**SET PROBLEM:**
Retype, exactly as they stand, the lines from the start of the data to the line that contains "27.8, 26, 24.5]", both ends included. Leave the pictures out.

**MATERIAL PROVIDED:**

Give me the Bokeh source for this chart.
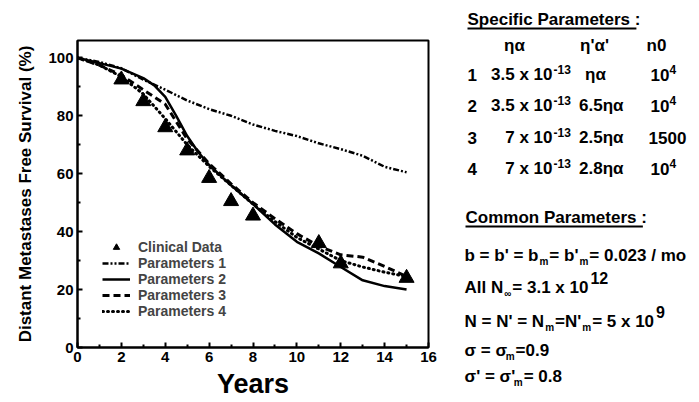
from bokeh.plotting import figure
from bokeh.layouts import row
from bokeh.models import Range1d, Legend, FixedTicker
from bokeh.core.properties import value
from bokeh.embed import file_html
from bokeh.resources import INLINE

FONT = "Liberation Sans"

# ---------------- data ----------------
clin_years = [2, 3, 4, 5, 6, 7, 8, 11, 12, 15]
clin_dmfs = [92.5, 85, 76, 68, 58.5, 50.5, 45.5, 36, 29, 24]

years = [0, 1, 2, 3, 4, 5, 6, 7, 8, 9, 10, 11, 12, 13, 14, 15]
param1 = [100, 98.6, 96.4, 92.5, 89, 85.3, 82.3, 80, 77, 74.8, 73, 70.5, 68.5, 66.2, 62.4, 60.5]
param2_years = [0, 1, 2, 3, 3.5, 4, 4.5, 5, 5.5, 6, 7, 8, 9, 10, 11, 12, 13, 14, 15]
param2 = [100, 98.2, 96.3, 93, 90.5, 86.5, 80, 73, 67.5, 63, 56, 49.5, 42.5, 36.5, 32.5, 27.8, 23.2, 21.2, 20]
param3 = [100, 97.5, 94, 89, 84, 72, 63.5, 56.5, 50, 44.5, 39.3, 35, 32, 31.2, 28, 24.5]
param4 = [100, 97.5, 93.5, 87.5, 79, 70, 62.5, 56, 49.5, 43.5, 38, 34, 30, 27.8, 26, 24.5]

x_ticks = [0, 2, 4, 6, 8, 10, 12, 14, 16]
x_minor = [1, 3, 5, 7, 9, 11, 13, 15]
y_ticks = [0, 20, 40, 60, 80, 100]
y_minor = [10, 30, 50, 70, 90]

legend_labels = ["Clinical Data", "Parameters 1", "Parameters 2", "Parameters 3", "Parameters 4"]

spec_title = "Specific Parameters :"
spec_headers = ["\u03b7\u03b1", "\u03b7'\u03b1'", "n0"]
set_ids = ["1", "2", "3", "4"]
eta_alpha_base = ["3.5 x 10", "3.5 x 10", "7 x 10", "7 x 10"]
eta_alpha_exp = ["-13", "-13", "-13", "-13"]
eta_alpha_prime = ["\u03b7\u03b1", "6.5\u03b7\u03b1", "2.5\u03b7\u03b1", "2.8\u03b7\u03b1"]
n0_values = ["10", "10", "1500", "10"]
n0_exp = ["4", "4", "", "4"]
common_title = "Common Parameters :"
common_lines = [
    [("b = b' = b", "n"), ("m", "sub"), ("= b'", "n"), ("m", "sub"), ("= 0.023 / mo", "n")],
    [("All N", "n"), ("\u221e", "sub"), ("= 3.1 x 10", "n"), ("12", "sup")],
    [("N = N' = N", "n"), ("m", "sub"), ("=N'", "n"), ("m", "sub"), ("= 5 x 10", "n"), ("9", "sup")],
    [("\u03c3 = \u03c3", "n"), ("m", "sub"), ("=0.9", "n")],
    [("\u03c3' = \u03c3'", "n"), ("m", "sub"), ("= 0.8", "n")],
]

# ---------------- main plot ----------------
p = figure(width=440, height=402, x_range=Range1d(0, 16), y_range=Range1d(0, 106),
           output_backend="svg", toolbar_location=None,
           min_border_left=77, min_border_right=12, min_border_top=40, min_border_bottom=55)
p.xgrid.visible = False
p.ygrid.visible = False
p.outline_line_color = "black"
p.outline_line_width = 2
p.background_fill_color = "white"
p.border_fill_color = "white"

p.xaxis.ticker = FixedTicker(ticks=x_ticks, minor_ticks=x_minor)
p.yaxis.ticker = FixedTicker(ticks=y_ticks, minor_ticks=y_minor)
for ax in (p.xaxis, p.yaxis):
    ax.axis_line_width = 2
    ax.major_tick_in = 5
    ax.major_tick_out = 0
    ax.minor_tick_in = 3
    ax.minor_tick_out = 0
    ax.major_tick_line_width = 2
    ax.minor_tick_line_width = 2
    ax.major_label_text_font = FONT
    ax.major_label_text_font_style = "bold"
    ax.major_label_text_font_size = "15px"
    ax.major_label_text_color = "black"
    ax.axis_label_text_font = FONT
    ax.axis_label_text_font_style = "bold"
    ax.axis_label_text_color = "black"
p.xaxis.major_label_standoff = 4
p.yaxis.major_label_standoff = 4
p.xaxis.axis_label = "Years"
p.xaxis.axis_label_text_font_size = "27px"
p.xaxis.axis_label_standoff = 4
p.yaxis.axis_label = "Distant Metastases Free Survival (%)"
p.yaxis.axis_label_text_font_size = "17px"
p.yaxis.axis_label_standoff = 10

r1 = p.line(years, param1, line_color="black", line_width=2.5, line_dash="6 2 2 2 2 2")
r2 = p.line(param2_years, param2, line_color="black", line_width=2.5)
r3 = p.line(years, param3, line_color="black", line_width=3, line_dash="7 4")
r4 = p.line(years, param4, line_color="black", line_width=3, line_dash="1 4", line_cap="round")
rc = p.scatter(clin_years, clin_dmfs, marker="triangle", size=15, color="black")

legend = Legend(items=[(legend_labels[0], [rc]), (legend_labels[1], [r1]), (legend_labels[2], [r2]),
                       (legend_labels[3], [r3]), (legend_labels[4], [r4])],
                location=(25, 28), label_text_font=FONT, label_text_font_style="bold",
                label_text_font_size="14px", glyph_width=28, glyph_height=16, label_height=16,
                spacing=0, padding=0, margin=0, border_line_alpha=0, background_fill_alpha=0,
                label_standoff=8)
p.add_layout(legend)

# ---------------- parameter panel: a second canvas in pixel coordinates ----------------
PH = 402
q = figure(width=259, height=PH, x_range=Range1d(440, 699), y_range=Range1d(0, PH),
           output_backend="svg", toolbar_location=None, x_axis_type=None, y_axis_type=None,
           min_border_left=0, min_border_right=0, min_border_top=0, min_border_bottom=0)
q.grid.visible = False
q.outline_line_color = None
q.border_fill_color = "white"
q.background_fill_color = "white"
for fig in (p, q):
    if "frame_align" in fig.properties():
        fig.frame_align = False

W = {" ": 278, "'": 238, "-": 333, ".": 278, "/": 278, ":": 333, "=": 584, "x": 556,
     "A": 722, "N": 722, "b": 611, "l": 278, "m": 889, "o": 611, "C": 722, "S": 667,
     "P": 667, "a": 556, "c": 556, "e": 556, "f": 333, "i": 278, "n": 611, "p": 611,
     "r": 389, "s": 556, "t": 333,
     "\u03b7": 611, "\u03b1": 620, "\u03c3": 611, "\u221e": 713}


def width(t, size):
    return sum(W.get(c, 556) for c in t) * size / 1000.0


def lab(x, y, t, size=17, align="left"):
    q.text(x=[x], y=[PH - y], text=[t], text_font=value(FONT), text_font_style="bold",
           text_font_size=f"{size}px", text_align=align, text_baseline="middle",
           text_color="black")


def underline(x0, x1, y):
    q.quad(left=[x0], right=[x1], top=[PH - y + 1], bottom=[PH - y - 1],
           fill_color="black", line_color=None)


BODY = 17
rows_y = [74, 105, 137, 168]
lab(467, 19, spec_title, size=BODY)
underline(467, 467 + width(spec_title, BODY) - 4, 28)
for cx, h in zip([514, 594, 656], spec_headers):
    lab(cx, 45, h, align="center")
for i, y in enumerate(rows_y):
    lab(467, y, set_ids[i])
    lab(552, y, eta_alpha_base[i], align="right")
    lab(553, y - 5, eta_alpha_exp[i], size=12)
    if i == 0:
        lab(595, y, eta_alpha_prime[i], align="center")
    else:
        lab(623, y, eta_alpha_prime[i], align="right")
    if n0_exp[i]:
        lab(669, y, n0_values[i], align="right")
        lab(669, y - 5, n0_exp[i], size=12)
    else:
        lab(667, y, n0_values[i], align="center")

lab(465, 217, common_title, size=BODY)
underline(465, 465 + width(common_title, BODY) - 4, 226)

line_y = [255, 287, 321, 350, 376]
for y, pieces in zip(line_y, common_lines):
    x = 464
    for t, kind in pieces:
        if kind == "n":
            lab(x, y, t, size=BODY)
            x += width(t, BODY) + 1
        elif kind == "sub":
            lab(x, y + 6, t, size=10)
            x += width(t, 10) + 1
        else:
            lab(x + 1, y - 10, t, size=16)
            x += width(t, 16) + 1

layout = row(p, q)
open("out.html", "w").write(file_html(layout, INLINE))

**SOLUTION:**
Give me the Bokeh source for this chart.
from bokeh.plotting import figure
from bokeh.layouts import row
from bokeh.models import Range1d, Legend, FixedTicker
from bokeh.core.properties import value
from bokeh.embed import file_html
from bokeh.resources import INLINE

FONT = "Liberation Sans"

# ---------------- data ----------------
clin_years = [2, 3, 4, 5, 6, 7, 8, 11, 12, 15]
clin_dmfs = [92.5, 85, 76, 68, 58.5, 50.5, 45.5, 36, 29, 24]

years = [0, 1, 2, 3, 4, 5, 6, 7, 8, 9, 10, 11, 12, 13, 14, 15]
param1 = [100, 98.6, 96.4, 92.5, 89, 85.3, 82.3, 80, 77, 74.8, 73, 70.5, 68.5, 66.2, 62.4, 60.5]
param2_years = [0, 1, 2, 3, 3.5, 4, 4.5, 5, 5.5, 6, 7, 8, 9, 10, 11, 12, 13, 14, 15]
param2 = [100, 98.2, 96.3, 93, 90.5, 86.5, 80, 73, 67.5, 63, 56, 49.5, 42.5, 36.5, 32.5, 27.8, 23.2, 21.2, 20]
param3 = [100, 97.5, 94, 89, 84, 72, 63.5, 56.5, 50, 44.5, 39.3, 35, 32, 31.2, 28, 24.5]
param4 = [100, 97.5, 93.5, 87.5, 79, 70, 62.5, 56, 49.5, 43.5, 38, 34, 30, 27.8, 26, 24.5]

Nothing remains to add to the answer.